Retype word for word the first line of the listing and each line after it up to the line with "2, 2, 2, 1, 1]", with the pictures taken out.

***

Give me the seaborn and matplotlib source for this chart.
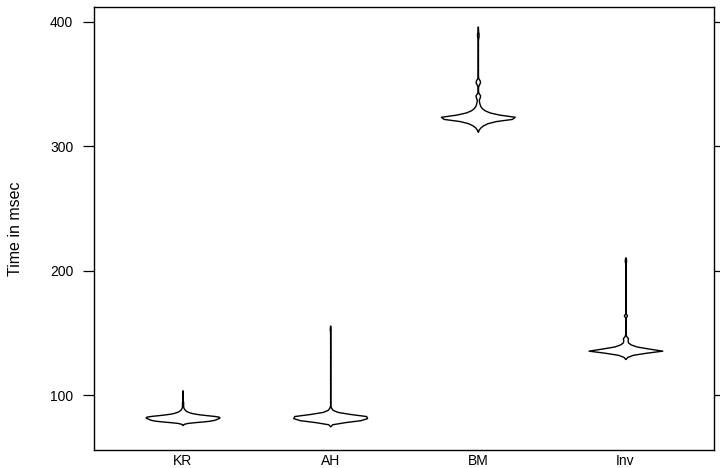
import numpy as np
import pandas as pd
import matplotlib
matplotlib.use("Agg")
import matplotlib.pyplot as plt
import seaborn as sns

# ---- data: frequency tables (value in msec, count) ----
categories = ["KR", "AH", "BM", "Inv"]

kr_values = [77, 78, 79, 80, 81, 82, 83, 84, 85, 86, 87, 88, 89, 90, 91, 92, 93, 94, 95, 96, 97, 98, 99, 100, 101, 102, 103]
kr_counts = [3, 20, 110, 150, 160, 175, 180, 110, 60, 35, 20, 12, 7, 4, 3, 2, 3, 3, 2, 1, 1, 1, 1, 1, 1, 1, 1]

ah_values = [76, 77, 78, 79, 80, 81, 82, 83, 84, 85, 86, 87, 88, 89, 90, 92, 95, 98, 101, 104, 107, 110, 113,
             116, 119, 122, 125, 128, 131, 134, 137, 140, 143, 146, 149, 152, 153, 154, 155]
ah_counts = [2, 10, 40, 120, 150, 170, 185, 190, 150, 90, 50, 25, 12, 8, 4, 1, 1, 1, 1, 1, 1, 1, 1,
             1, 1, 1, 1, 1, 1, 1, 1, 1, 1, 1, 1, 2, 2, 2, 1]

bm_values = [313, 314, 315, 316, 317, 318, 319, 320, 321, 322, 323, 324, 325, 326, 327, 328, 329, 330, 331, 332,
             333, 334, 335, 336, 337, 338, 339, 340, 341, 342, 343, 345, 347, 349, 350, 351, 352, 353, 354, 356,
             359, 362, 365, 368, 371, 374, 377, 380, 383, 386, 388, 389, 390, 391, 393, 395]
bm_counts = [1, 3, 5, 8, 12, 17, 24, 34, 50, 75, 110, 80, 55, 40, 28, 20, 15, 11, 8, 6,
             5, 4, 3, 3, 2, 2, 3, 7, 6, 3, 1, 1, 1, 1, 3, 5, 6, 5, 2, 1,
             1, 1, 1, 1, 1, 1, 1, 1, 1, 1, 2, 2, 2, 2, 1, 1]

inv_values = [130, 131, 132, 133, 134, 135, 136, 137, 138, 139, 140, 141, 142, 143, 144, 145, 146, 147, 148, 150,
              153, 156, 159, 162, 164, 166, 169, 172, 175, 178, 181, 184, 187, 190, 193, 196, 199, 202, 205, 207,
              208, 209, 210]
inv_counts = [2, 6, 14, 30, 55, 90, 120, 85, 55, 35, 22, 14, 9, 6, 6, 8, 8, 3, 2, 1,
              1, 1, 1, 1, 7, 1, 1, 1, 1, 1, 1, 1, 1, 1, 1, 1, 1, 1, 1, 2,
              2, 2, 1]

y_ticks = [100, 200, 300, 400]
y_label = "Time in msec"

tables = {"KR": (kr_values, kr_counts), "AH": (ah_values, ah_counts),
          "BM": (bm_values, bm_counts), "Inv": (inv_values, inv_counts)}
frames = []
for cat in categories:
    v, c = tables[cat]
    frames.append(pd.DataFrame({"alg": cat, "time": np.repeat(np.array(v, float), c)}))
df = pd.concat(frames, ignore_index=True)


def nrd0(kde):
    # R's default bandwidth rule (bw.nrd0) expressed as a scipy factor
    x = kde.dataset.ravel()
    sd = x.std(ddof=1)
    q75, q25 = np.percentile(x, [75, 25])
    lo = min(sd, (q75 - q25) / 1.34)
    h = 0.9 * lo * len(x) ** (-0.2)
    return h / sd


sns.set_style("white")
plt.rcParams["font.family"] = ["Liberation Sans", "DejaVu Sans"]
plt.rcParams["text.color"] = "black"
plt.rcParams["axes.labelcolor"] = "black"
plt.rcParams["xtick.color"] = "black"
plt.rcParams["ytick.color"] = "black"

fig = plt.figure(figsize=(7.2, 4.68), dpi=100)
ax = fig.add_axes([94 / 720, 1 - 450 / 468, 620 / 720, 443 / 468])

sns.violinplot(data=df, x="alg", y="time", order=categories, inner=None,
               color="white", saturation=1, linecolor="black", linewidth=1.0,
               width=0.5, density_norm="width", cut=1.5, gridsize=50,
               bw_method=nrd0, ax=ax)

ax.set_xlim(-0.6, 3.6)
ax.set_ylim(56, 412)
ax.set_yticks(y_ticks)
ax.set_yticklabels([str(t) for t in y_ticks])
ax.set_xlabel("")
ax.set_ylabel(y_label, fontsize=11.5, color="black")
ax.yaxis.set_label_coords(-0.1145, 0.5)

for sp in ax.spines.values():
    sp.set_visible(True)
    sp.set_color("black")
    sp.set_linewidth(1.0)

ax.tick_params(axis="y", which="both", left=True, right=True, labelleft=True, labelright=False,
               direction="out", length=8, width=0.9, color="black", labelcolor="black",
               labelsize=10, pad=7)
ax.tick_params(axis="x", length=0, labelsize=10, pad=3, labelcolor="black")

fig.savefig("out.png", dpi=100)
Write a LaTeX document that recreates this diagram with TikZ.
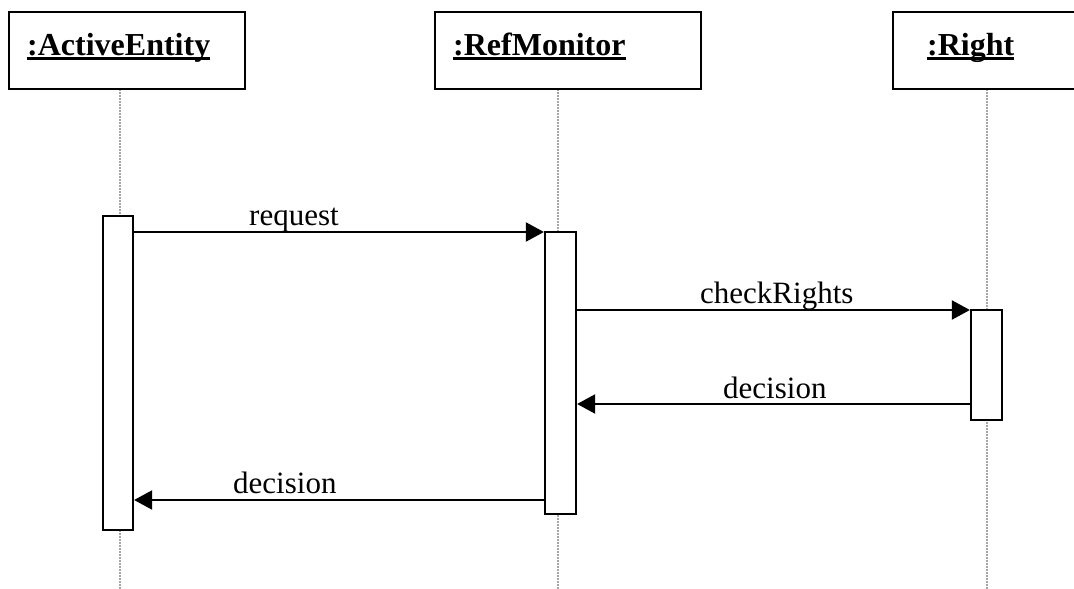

***

• _WRITTEN ANSWER_:
Give me the seaborn and matplotlib source for this chart.
import numpy as np
import pandas as pd
import matplotlib
matplotlib.use("Agg")
import matplotlib.pyplot as plt
import seaborn as sns

# ---- data: frequency tables (value in msec, count) ----
categories = ["KR", "AH", "BM", "Inv"]

kr_values = [77, 78, 79, 80, 81, 82, 83, 84, 85, 86, 87, 88, 89, 90, 91, 92, 93, 94, 95, 96, 97, 98, 99, 100, 101, 102, 103]
kr_counts = [3, 20, 110, 150, 160, 175, 180, 110, 60, 35, 20, 12, 7, 4, 3, 2, 3, 3, 2, 1, 1, 1, 1, 1, 1, 1, 1]

ah_values = [76, 77, 78, 79, 80, 81, 82, 83, 84, 85, 86, 87, 88, 89, 90, 92, 95, 98, 101, 104, 107, 110, 113,
             116, 119, 122, 125, 128, 131, 134, 137, 140, 143, 146, 149, 152, 153, 154, 155]
ah_counts = [2, 10, 40, 120, 150, 170, 185, 190, 150, 90, 50, 25, 12, 8, 4, 1, 1, 1, 1, 1, 1, 1, 1,
             1, 1, 1, 1, 1, 1, 1, 1, 1, 1, 1, 1, 2, 2, 2, 1]

bm_values = [313, 314, 315, 316, 317, 318, 319, 320, 321, 322, 323, 324, 325, 326, 327, 328, 329, 330, 331, 332,
             333, 334, 335, 336, 337, 338, 339, 340, 341, 342, 343, 345, 347, 349, 350, 351, 352, 353, 354, 356,
             359, 362, 365, 368, 371, 374, 377, 380, 383, 386, 388, 389, 390, 391, 393, 395]
bm_counts = [1, 3, 5, 8, 12, 17, 24, 34, 50, 75, 110, 80, 55, 40, 28, 20, 15, 11, 8, 6,
             5, 4, 3, 3, 2, 2, 3, 7, 6, 3, 1, 1, 1, 1, 3, 5, 6, 5, 2, 1,
             1, 1, 1, 1, 1, 1, 1, 1, 1, 1, 2, 2, 2, 2, 1, 1]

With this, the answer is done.